E depois há aquele "leitmotiv" que não pode ser ignorado pelos políticos em campanha: as pensões dos reformados. Estes não precisam de se manifestar, basta-lhes o facto de ser cada vez maior o seu número e consequentemente a importância do seu voto! Por isso não admira que a campanha esteja muito acesa no que toca aos reformados.

Mas também vimos, nos últimos tempos, agricultores que se manifestaram por este e outros países da Europa em que vivemos. Percebemos que houve algumas estradas cortadas, aqui e ali umas fronteiras onde o trânsito foi dificultado, e… por cá mais nada! E não me foi dado perceber que as manifestações dos agricultores tivessem provocado um impacto que levasse os políticos a abordar a área alimentar na campanha. Porquê? Só posso dar uma opinião pessoal. Todos temos a percepção que não precisamos dos agricultores. Se não houver agricultores, importa- se de outros lados. A indústria alimentar não tem matérias-primas? Não faz mal, importam-se. Na verdade, também podemos perguntar se precisamos de indústria alimentar. E pela mesma ordem de razão, a resposta é óbvia: também não, se não a tivermos, importa-se o que precisarmos para comer! Precisamos de estar preocupados? Claro que não, nas prateleiras dos supermercados encontramos tudo aquilo de que precisamos. A fome é a última das nossas preocupações!

Se levarmos este raciocínio ao absurdo, podemos resolver todos os nossos problemas e atender a todos os nossos anseios de forma fácil, consumindo os recursos que outros produzem, quer sejam recursos humanos, quer materiais. Podemos importar coisas, gente e até muitas ideias e soluções. Mas há uma coisa que não podemos importar e que ninguém nos vai dar: as pensões dos reformados, pois ninguém estará interessado em pagar os pensionistas portugueses!

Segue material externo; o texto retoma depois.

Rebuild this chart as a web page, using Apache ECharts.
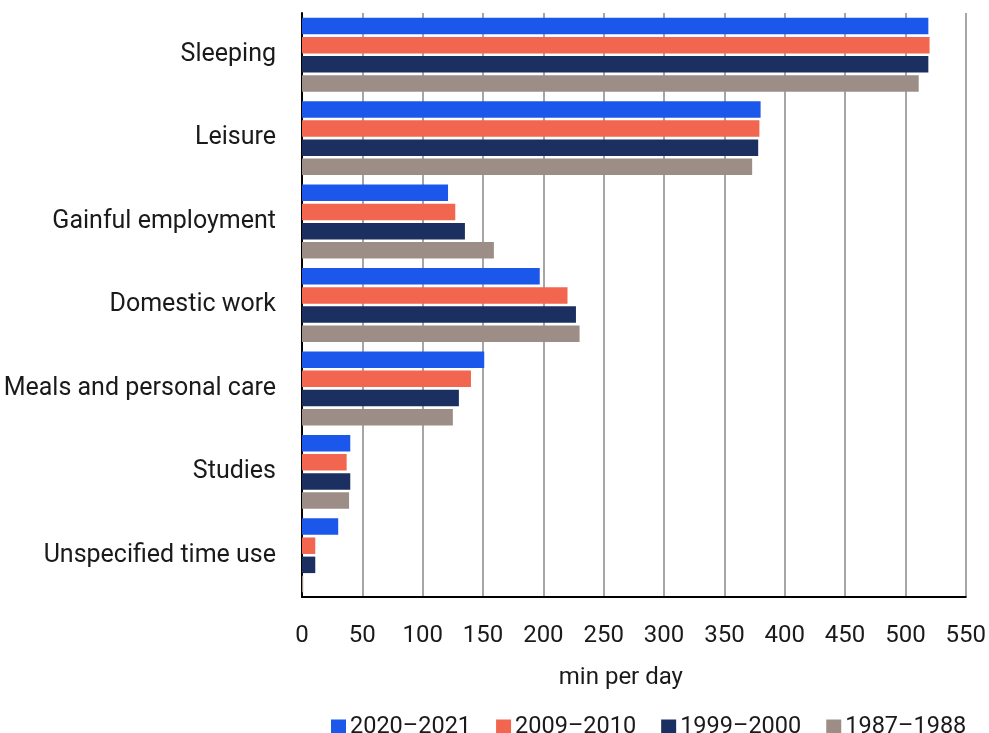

Gostava de ver discutir uma política nacional assente no pressuposto de que é necessário garantir o mais básico: a alimentação. É necessário ocupar o território e produzir alimentos, transformá-los, conservá-los e distribuí-los. O país ficará mais bonito e a população alimentada. Só por si, não chega, mas gostava que todos concordássemos que não há países desenvolvidos sem um sector agro-industrial desenvolvido. Eu não conheço nenhum. E todos os países desenvolvidos têm capacidade para pagar pensões.

Por opção do autor, este texto não está escrito ao abrigo do novo acordo ortográfico.